Singer Alison Affleck, saxophonist Konrad Wiszniewski, the Scottish National Jazz Orchestra, and long-serving BBC radio producer Keith Loxam were among the prize winners at the Scottish Jazz Awards presentation held this week in Edinburgh.
Affleck, who appears with the bands Vieux Carre and Dick Lee’s Swingtet, and Wiszniewski, whose partner in the hugely acclaimed New Focus jazz/classical crossover group, pianist Euan Stevenson was voted Best Emerging Artist, were presented with their awards at a glittering, red carpet occasion in the plush night club Dirty Martini in Le Monde on George Street.
Awards also went to the Scottish National Jazz Orchestra, whose In the Spirit of Duke concerts in celebration of Duke Ellington took the Live Jazz Experience title, and to Richard Michael, director of Fife Youth Jazz Orchestra and resident jargon buster on BBC Radio Scotland’s weekly magazine programme Jazz House, which won the Media award.

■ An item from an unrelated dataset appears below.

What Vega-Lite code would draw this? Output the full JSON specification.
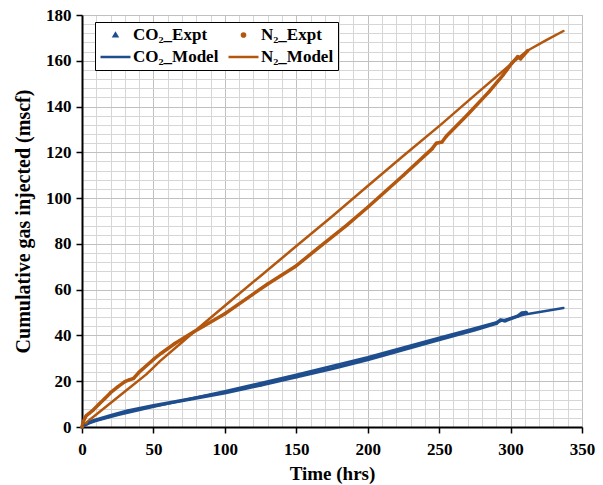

Adventurous a cappella horn quartet Brass Jaw won both the Ensemble title and the Innovation award for their school workshop series. Fife-based jazz-funk octet Das Contras won Album of the Year and Dutch violinist Tim Kliphuis, a popular and regular visitor to Scotland, won the International Musician prize.
A special Lifetime Achievement Award was presented to Jim Mullen, the Glasgow-born London-based guitarist whose distinctive, deeply soulful thumb-style of playing has featured with such internationally revered musicians as pianist Gene Harris, blues singer Jimmy Witherspoon, flautist Herbie Mann and the Average White Band and earned Mullen the soubriquet “God” from the legendary late Chicago jazz-soul-folk poet Terry Callier.
Keith Loxam, who retired from the BBC in the summer after producing programmes including Jazz on Three for many years, was recognised with the Services to Jazz title.
The awards, which are organised by the Scottish Jazz Federation and Audacious Music and are sponsored by the Herald newspaper group, were established in 2010 to celebrate the vibrancy of the Scottish jazz scene across the music’s many styles.
Cathie Rae of the Scottish Jazz Federation said: “We’re very proud of the quality of jazz played both within Scotland and by Scottish-born musicians such as Jim Mullen on the international stage. We’re also pleased that mentors such as Richard Michael and projects including Brass Jaw’s school workshops continue to encourage large numbers of young musicians to take up the music and ensure that the healthy state of jazz in Scotland is on course to continue for years to come. These awards recognise the magnificent effort that goes into sustaining careers and interest in the music.”